## Information provided
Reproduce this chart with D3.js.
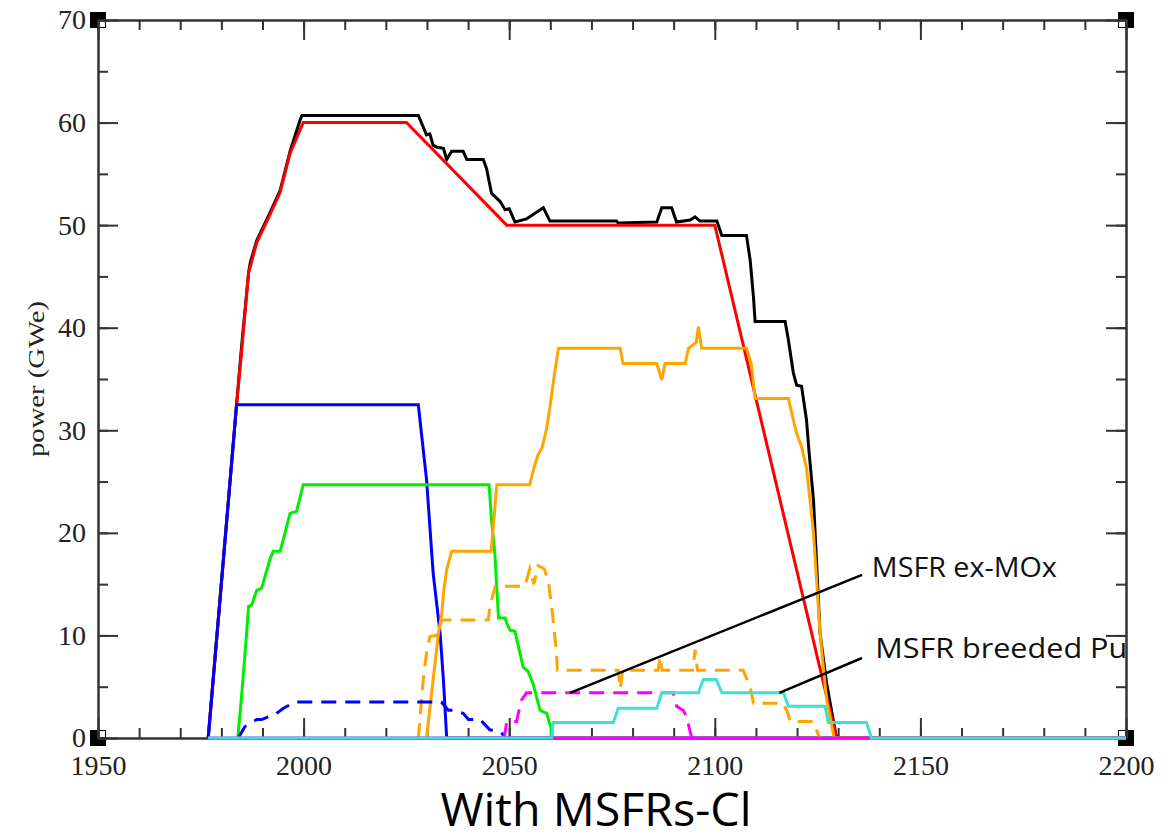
<!DOCTYPE html>
<html>
<head>
<meta charset="utf-8">
<script src="https://cdn.jsdelivr.net/npm/d3@7"></script>
<style>
  body { margin: 0; background: #fff; }
  .axis-line path, .axis-line line { stroke: #333; stroke-width: 2; }
  .tick-text { font-family: 'Liberation Serif', serif; font-size: 28px; fill: #222; }
  .series { fill: none; stroke-width: 3; stroke-linejoin: miter; }
</style>
</head>
<body>
<div id="chart"></div>
<script>
// tick labels
const xMajorTicks = [1950, 2000, 2050, 2100, 2150, 2200];
const yMajorTicks = [0, 10, 20, 30, 40, 50, 60, 70];

// series, [year, GWe]
const totalPower = [[1976.8,0],[1983.7,32.5],[1984.9,38.1],[1986.6,45.3],[1987,46.3],[1988.6,48.5],[1991.8,51.2],[1994.3,53.4],[1996.7,57.2],[1999.1,60.2],[1999.6,60.7],[2027.9,60.7],[2029.9,58.8],[2030.7,58.9],[2031.5,57.8],[2032.4,57.6],[2034,57.5],[2034.8,56.4],[2036,57.2],[2038.8,57.2],[2039.7,56.4],[2043.7,56.4],[2044.5,55.5],[2045.7,53.1],[2047.8,52.3],[2049,51.5],[2050,51.6],[2051.4,50.3],[2054.2,50.6],[2058.3,51.7],[2059.9,50.4],[2076.1,50.4],[2076.5,50.2],[2085.9,50.3],[2087.1,51.7],[2089.5,51.7],[2090.7,50.3],[2094,50.5],[2095.2,50.8],[2096.4,50.4],[2100.5,50.4],[2101.7,49],[2107.7,49],[2108.6,46.6],[2109.4,43],[2109.8,40.6],[2117.1,40.6],[2117.9,38.8],[2119.1,35.6],[2119.9,34.4],[2121.1,34.3],[2122.3,31],[2122.9,28],[2124,23.2],[2124.8,16.7],[2125.6,10.2],[2127.2,5.3],[2129.6,0],[2200,0]];
const pwrPower = [[1976.8,0],[1983.7,32.5],[1985,38],[1986.6,45.3],[1988.6,48.3],[1991.8,51],[1994.3,53.2],[1996.7,57],[1999.9,60],[2025,60],[2049.4,50],[2100,50],[2129.6,0],[2200,0]];
const uoxPower = [[1976.8,0],[1983.7,32.5],[2027.9,32.5],[2028.3,31],[2029.9,25.2],[2031.5,16.1],[2033.2,10.2],[2034,5.7],[2034.8,0],[2200,0]];
const moxPower = [[1984,0],[1984.9,4],[1986.2,10.5],[1986.6,12.8],[1987.4,13],[1988.6,14.4],[1989.8,14.6],[1991.8,17.4],[1992.6,18.2],[1994.3,18.2],[1996.7,21.9],[1998.3,22.1],[1999.9,24.7],[2045.1,24.7],[2045.7,21.3],[2046.5,18],[2047.4,11.7],[2049,11.7],[2049.4,11.2],[2050.2,10.5],[2051.4,10.4],[2053.4,6.9],[2054.6,6.5],[2055.8,5.3],[2057.5,2.7],[2059.1,2.4],[2060.3,0.8],[2060.5,0],[2200,0]];
const eprPower = [[2029.9,0],[2031.5,5.7],[2032.8,10.2],[2033.6,12.1],[2034,14.1],[2034.8,16.4],[2036,18.2],[2045.6,18.2],[2047,24.7],[2055,24.7],[2056,26.3],[2057,27.6],[2058,28.3],[2059,30],[2060,32.5],[2061,35.5],[2062,38],[2077,38],[2077.7,36.5],[2085.9,36.5],[2087.1,34.9],[2087.9,36.5],[2092.8,36.5],[2093.6,38],[2095.5,38.6],[2096,40.1],[2096.8,38],[2107.7,38],[2108.9,36.4],[2109.8,33.1],[2117.9,33.1],[2119.1,31],[2119.9,29.7],[2121.1,28.4],[2122.3,26.3],[2124,20],[2124.8,15.1],[2125.6,10.2],[2126.4,6.9],[2127.2,3.7],[2128.8,0.5],[2129,0],[2200,0]];
const eprMoxPower = [[2027.9,0],[2029.1,5.7],[2029.9,8.3],[2030.7,9.9],[2032.3,10],[2033.6,11.5],[2044.9,11.5],[2045.3,12.8],[2046.6,14.8],[2053.8,14.8],[2055,16.5],[2056,15],[2057,16.8],[2058.5,16.5],[2059.5,15.4],[2060.7,11.5],[2061.5,8.3],[2061.7,6.6],[2076.5,6.6],[2077,4.8],[2077.6,6.6],[2086.2,6.6],[2086.7,7.9],[2087.2,6.6],[2094.6,6.6],[2095.2,8.6],[2095.8,6.6],[2106.9,6.6],[2108.6,5],[2109.4,3.4],[2116.6,3.4],[2117.8,2.4],[2118.3,1.6],[2124,1.6],[2125,0.5],[2125.5,0]];
const uoxMoxPower = [[1984.1,0],[1985.7,1.1],[1988.6,1.8],[1989.8,1.8],[1993.4,2.4],[1995.1,2.9],[1997.9,3.5],[2033.5,3.5],[2035.2,2.7],[2036.4,2.7],[2038.8,2.4],[2040.1,1.8],[2042.9,1.8],[2045.3,0.8],[2047.8,0.6],[2048.6,0.3],[2049,0]];
const msfrExMoxPower = [[2048.8,0],[2049.4,1.6],[2051.8,1.6],[2052.2,2.4],[2053,3.7],[2054.2,4.4],[2089.9,4.4],[2090.7,3.1],[2092.3,2.7],[2093.1,2.1],[2093.9,0.8],[2094.4,0]];
const msfrZeroPower = [[1976.8,0],[2200,0]];
const msfrBredPuPower = [[1976.8,0],[2060.3,0],[2060.7,1.5],[2075.3,1.5],[2076.5,2.9],[2085.9,2.9],[2087.1,4.4],[2096,4.4],[2097.2,5.7],[2100.4,5.7],[2101.7,4.4],[2116.7,4.4],[2117.9,3.1],[2126.8,3.1],[2127.6,1.5],[2136.9,1.5],[2138.1,0],[2200,0]];

// annotations: text anchor and leader line [from, to]
const annotations = [
  {text: 'MSFR ex-MOx', at: [2138.2, 15.7], from: [2064.8, 4.4], to: [2135.8, 15.9], len: 185},
  {text: 'MSFR breeded Pu', at: [2139, 7.8], from: [2115.7, 4.4], to: [2135.8, 7.8], len: 252}
];

class PowerChart {
  constructor(props) {
    const {el, width, height} = props;
    if (!el) {
      throw new Error('Root element could not be found !!!');
    }
    this.el = el;
    this.width = width;
    this.height = height;
    this.plot = {left: 98, right: 1126, top: 20, bottom: 738};
    this.xScale = d3.scaleLinear().domain([1950, 2200]).range([this.plot.left, this.plot.right]);
    this.yScale = d3.scaleLinear().domain([0, 70]).range([this.plot.bottom, this.plot.top]);
    this.createGraph();
    this.renderGraph();
  }
  createGraph() {
    this.svg = d3.select(this.el).append('svg').attr('width', this.width).attr('height', this.height).attr('class', 'line-graph-svg');
    this.svg.append('rect').attr('width', this.width).attr('height', this.height).attr('fill', '#fff');
  }
  _renderXAxis() {
    const {svg, xScale, plot} = this;
    const minor = d3.range(1950, 2201, 10);
    svg.append('g').attr('class', 'axis-line').attr('transform', `translate(0,${plot.bottom})`)
      .call(d3.axisBottom(xScale).tickValues(minor).tickSize(-10).tickSizeOuter(0).tickFormat(''));
    const gx = svg.append('g').attr('class', 'axis-line').attr('transform', `translate(0,${plot.bottom})`)
      .call(d3.axisBottom(xScale).tickValues(xMajorTicks).tickSize(-20).tickSizeOuter(0).tickPadding(17).tickFormat(d3.format('d')));
    gx.selectAll('text').attr('class', 'tick-text');
    svg.append('g').attr('class', 'axis-line').attr('transform', `translate(0,${plot.top})`)
      .call(d3.axisTop(xScale).tickValues(minor).tickSize(-10).tickSizeOuter(0).tickFormat(''));
    svg.append('g').attr('class', 'axis-line').attr('transform', `translate(0,${plot.top})`)
      .call(d3.axisTop(xScale).tickValues(xMajorTicks).tickSize(-20).tickSizeOuter(0).tickFormat(''));
  }
  _renderYAxis() {
    const {svg, yScale, plot} = this;
    const minor = d3.range(0, 71, 5);
    svg.append('g').attr('class', 'axis-line').attr('transform', `translate(${plot.left},0)`)
      .call(d3.axisLeft(yScale).tickValues(minor).tickSize(-10).tickSizeOuter(0).tickFormat(''));
    const gy = svg.append('g').attr('class', 'axis-line').attr('transform', `translate(${plot.left},0)`)
      .call(d3.axisLeft(yScale).tickValues(yMajorTicks).tickSize(-20).tickSizeOuter(0).tickPadding(12));
    gy.selectAll('text').attr('class', 'tick-text');
    svg.append('g').attr('class', 'axis-line').attr('transform', `translate(${plot.right},0)`)
      .call(d3.axisRight(yScale).tickValues(minor).tickSize(-10).tickSizeOuter(0).tickFormat(''));
    svg.append('g').attr('class', 'axis-line').attr('transform', `translate(${plot.right},0)`)
      .call(d3.axisRight(yScale).tickValues(yMajorTicks).tickSize(-20).tickSizeOuter(0).tickFormat(''));
    svg.append('text').attr('class', 'y-label')
      .attr('transform', `translate(44,${yScale(35)}) rotate(-90)`)
      .attr('text-anchor', 'middle').attr('font-family', 'Liberation Serif, serif').attr('font-size', 24).attr('fill', '#222')
      .attr('textLength', 156).attr('lengthAdjust', 'spacingAndGlyphs')
      .text('power (GWe)');
  }
  _renderCorners() {
    const {svg, plot} = this;
    const corners = [[plot.left, plot.top, 1, 1], [plot.right, plot.top, -1, 1], [plot.left, plot.bottom, 1, -1], [plot.right, plot.bottom, -1, -1]];
    corners.forEach(([x, y, sx, sy]) => {
      svg.append('rect').attr('x', x - 8).attr('y', y - 8).attr('width', 16).attr('height', 16).attr('fill', '#000');
      svg.append('rect').attr('x', sx > 0 ? x + 1 : x - 7).attr('y', sy > 0 ? y + 1 : y - 7).attr('width', 6).attr('height', 6).attr('fill', '#fff');
    });
  }
  renderGraph() {
    const {svg, xScale, yScale} = this;
    const lineFun = d3.line().x(d => xScale(d[0])).y(d => yScale(d[1]));
    const series = [
      {data: totalPower, color: '#000'},
      {data: pwrPower, color: '#ff0000'},
      {data: uoxPower, color: '#0000ff'},
      {data: moxPower, color: '#00ee00'},
      {data: eprPower, color: '#ffa500'},
      {data: eprMoxPower, color: '#ffa500', dash: '15,9'},
      {data: uoxMoxPower, color: '#0000ff', dash: '15,9'},
      {data: msfrExMoxPower, color: '#ff00ff', dash: '15,9'},
      {data: msfrZeroPower, color: '#ff00ff'},
      {data: msfrBredPuPower, color: '#40e0d0'}
    ];
    this._renderCorners();
    this._renderXAxis();
    this._renderYAxis();
    series.forEach(s => {
      svg.append('path').attr('class', 'series').attr('d', lineFun(s.data))
        .attr('stroke', s.color).attr('stroke-dasharray', s.dash || null);
    });

    // LABELS
    annotations.forEach(a => {
      svg.append('line').attr('x1', xScale(a.from[0])).attr('y1', yScale(a.from[1]))
        .attr('x2', xScale(a.to[0])).attr('y2', yScale(a.to[1])).attr('stroke', '#000').attr('stroke-width', 2.5);
      svg.append('text').attr('x', xScale(a.at[0])).attr('y', yScale(a.at[1]))
        .attr('font-family', 'Open Sans, sans-serif').attr('font-size', 27).attr('fill', '#111')
        .attr('textLength', a.len).attr('lengthAdjust', 'spacingAndGlyphs').text(a.text);
    });
    svg.append('text').attr('x', 596).attr('y', 826).attr('text-anchor', 'middle')
      .attr('font-family', 'Open Sans, sans-serif').attr('font-size', 45).attr('fill', '#000')
      .attr('textLength', 311).attr('lengthAdjust', 'spacingAndGlyphs').text('With MSFRs-Cl');
  }
}

new PowerChart({el: document.getElementById('chart'), width: 1176, height: 836});
</script>
</body>
</html>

## Exercise brief
Repeat the listing above from its first line through the line that contains "const yMajorTicks = [0, 10, 20, 30, 40, 50, 60, 70];", both included, and nothing more. Drop the pictures.

## Solution to this exercise
Reproduce this chart with D3.js.
<!DOCTYPE html>
<html>
<head>
<meta charset="utf-8">
<script src="https://cdn.jsdelivr.net/npm/d3@7"></script>
<style>
  body { margin: 0; background: #fff; }
  .axis-line path, .axis-line line { stroke: #333; stroke-width: 2; }
  .tick-text { font-family: 'Liberation Serif', serif; font-size: 28px; fill: #222; }
  .series { fill: none; stroke-width: 3; stroke-linejoin: miter; }
</style>
</head>
<body>
<div id="chart"></div>
<script>
// tick labels
const xMajorTicks = [1950, 2000, 2050, 2100, 2150, 2200];
const yMajorTicks = [0, 10, 20, 30, 40, 50, 60, 70];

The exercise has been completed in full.